Data section
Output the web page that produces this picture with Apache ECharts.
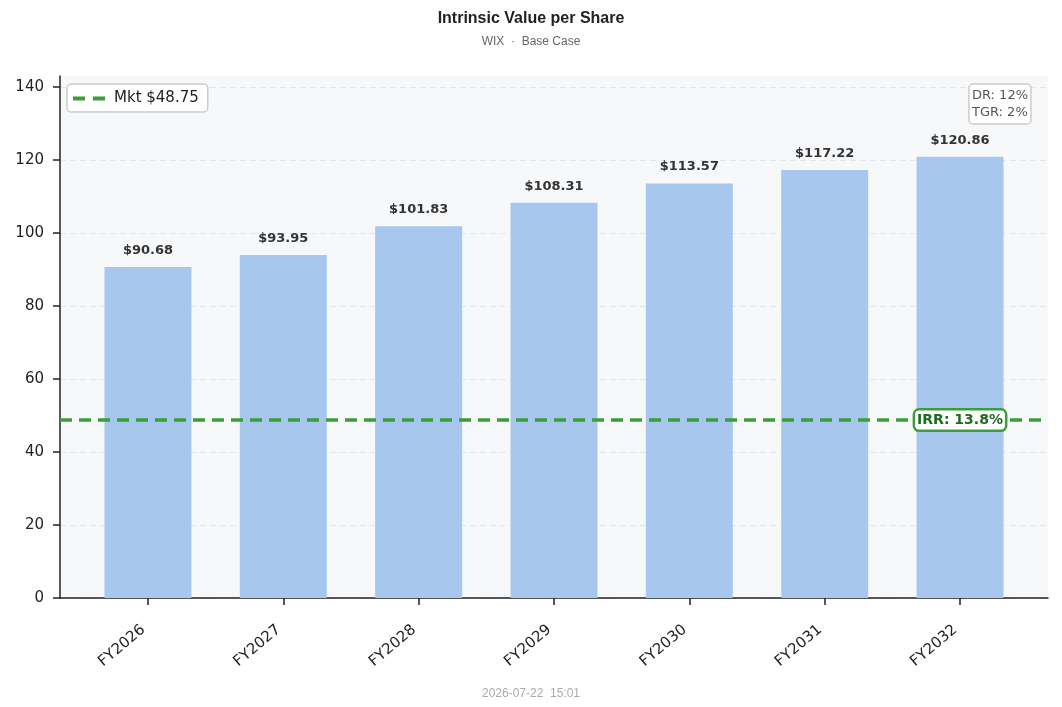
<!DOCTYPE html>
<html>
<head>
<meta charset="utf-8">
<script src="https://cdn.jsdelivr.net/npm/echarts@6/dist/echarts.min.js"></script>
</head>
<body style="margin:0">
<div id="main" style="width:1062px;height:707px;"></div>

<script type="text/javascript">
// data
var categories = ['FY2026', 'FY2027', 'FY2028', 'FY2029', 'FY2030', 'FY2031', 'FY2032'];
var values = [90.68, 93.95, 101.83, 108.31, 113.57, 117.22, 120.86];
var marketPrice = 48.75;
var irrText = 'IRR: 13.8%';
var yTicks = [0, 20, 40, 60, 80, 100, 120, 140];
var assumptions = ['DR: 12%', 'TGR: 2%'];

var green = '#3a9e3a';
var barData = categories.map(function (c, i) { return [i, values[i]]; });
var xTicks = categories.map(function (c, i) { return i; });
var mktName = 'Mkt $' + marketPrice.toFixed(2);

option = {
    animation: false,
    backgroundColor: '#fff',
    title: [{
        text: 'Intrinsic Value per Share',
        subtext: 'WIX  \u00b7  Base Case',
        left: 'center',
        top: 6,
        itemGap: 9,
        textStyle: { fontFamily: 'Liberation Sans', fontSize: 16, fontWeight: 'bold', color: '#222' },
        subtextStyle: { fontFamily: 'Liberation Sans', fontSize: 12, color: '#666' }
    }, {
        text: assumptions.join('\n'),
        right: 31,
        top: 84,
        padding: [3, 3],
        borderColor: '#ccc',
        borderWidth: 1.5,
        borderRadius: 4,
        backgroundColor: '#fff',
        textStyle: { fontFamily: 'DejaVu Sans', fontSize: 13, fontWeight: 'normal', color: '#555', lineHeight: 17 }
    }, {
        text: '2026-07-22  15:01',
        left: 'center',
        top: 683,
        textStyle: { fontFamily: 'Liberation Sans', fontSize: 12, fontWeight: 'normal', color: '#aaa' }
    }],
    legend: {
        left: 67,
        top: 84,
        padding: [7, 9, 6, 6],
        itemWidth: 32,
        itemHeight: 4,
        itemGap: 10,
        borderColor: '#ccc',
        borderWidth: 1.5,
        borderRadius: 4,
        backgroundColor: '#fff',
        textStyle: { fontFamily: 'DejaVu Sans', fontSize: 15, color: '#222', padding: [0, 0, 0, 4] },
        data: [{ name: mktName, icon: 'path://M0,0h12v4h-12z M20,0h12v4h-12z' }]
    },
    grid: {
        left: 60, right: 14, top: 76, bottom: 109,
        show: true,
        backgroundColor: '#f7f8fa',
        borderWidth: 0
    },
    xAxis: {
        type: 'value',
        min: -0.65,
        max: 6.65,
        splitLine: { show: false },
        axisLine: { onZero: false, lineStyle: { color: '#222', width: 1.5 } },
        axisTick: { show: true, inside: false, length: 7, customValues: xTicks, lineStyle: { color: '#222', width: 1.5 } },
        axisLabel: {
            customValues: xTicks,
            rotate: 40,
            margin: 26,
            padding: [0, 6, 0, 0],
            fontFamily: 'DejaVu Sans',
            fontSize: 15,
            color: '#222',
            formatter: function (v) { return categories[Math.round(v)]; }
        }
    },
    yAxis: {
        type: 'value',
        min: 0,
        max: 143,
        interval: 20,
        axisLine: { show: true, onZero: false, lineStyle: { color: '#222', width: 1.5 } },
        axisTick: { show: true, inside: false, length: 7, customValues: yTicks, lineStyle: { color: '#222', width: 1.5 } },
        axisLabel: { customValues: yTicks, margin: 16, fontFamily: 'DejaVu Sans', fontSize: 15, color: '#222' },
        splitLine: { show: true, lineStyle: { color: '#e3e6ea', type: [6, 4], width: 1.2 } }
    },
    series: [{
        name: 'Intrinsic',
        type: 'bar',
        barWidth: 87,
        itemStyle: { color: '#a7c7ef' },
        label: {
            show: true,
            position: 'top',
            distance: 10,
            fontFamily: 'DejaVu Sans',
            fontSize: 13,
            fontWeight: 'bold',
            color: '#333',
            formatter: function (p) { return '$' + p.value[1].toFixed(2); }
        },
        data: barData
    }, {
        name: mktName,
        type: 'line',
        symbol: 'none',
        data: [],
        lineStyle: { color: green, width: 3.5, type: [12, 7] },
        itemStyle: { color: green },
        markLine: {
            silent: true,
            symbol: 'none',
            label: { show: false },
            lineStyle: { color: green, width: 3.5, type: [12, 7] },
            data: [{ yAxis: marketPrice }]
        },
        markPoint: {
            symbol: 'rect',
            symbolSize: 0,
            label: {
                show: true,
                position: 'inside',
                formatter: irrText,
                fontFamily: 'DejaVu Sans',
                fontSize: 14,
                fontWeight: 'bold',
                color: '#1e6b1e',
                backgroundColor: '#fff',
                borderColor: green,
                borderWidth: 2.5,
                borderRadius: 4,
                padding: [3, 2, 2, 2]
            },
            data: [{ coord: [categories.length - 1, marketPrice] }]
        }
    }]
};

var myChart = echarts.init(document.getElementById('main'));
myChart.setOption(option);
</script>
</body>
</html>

Exercise brief
Could the lines from the top of the material through the line with "var mktName = 'Mkt" be repeated exactly, pictures left out?

Answer for this exercise
Output the web page that produces this picture with Apache ECharts.
<!DOCTYPE html>
<html>
<head>
<meta charset="utf-8">
<script src="https://cdn.jsdelivr.net/npm/echarts@6/dist/echarts.min.js"></script>
</head>
<body style="margin:0">
<div id="main" style="width:1062px;height:707px;"></div>

<script type="text/javascript">
// data
var categories = ['FY2026', 'FY2027', 'FY2028', 'FY2029', 'FY2030', 'FY2031', 'FY2032'];
var values = [90.68, 93.95, 101.83, 108.31, 113.57, 117.22, 120.86];
var marketPrice = 48.75;
var irrText = 'IRR: 13.8%';
var yTicks = [0, 20, 40, 60, 80, 100, 120, 140];
var assumptions = ['DR: 12%', 'TGR: 2%'];

var green = '#3a9e3a';
var barData = categories.map(function (c, i) { return [i, values[i]]; });
var xTicks = categories.map(function (c, i) { return i; });
var mktName = 'Mkt $' + marketPrice.toFixed(2);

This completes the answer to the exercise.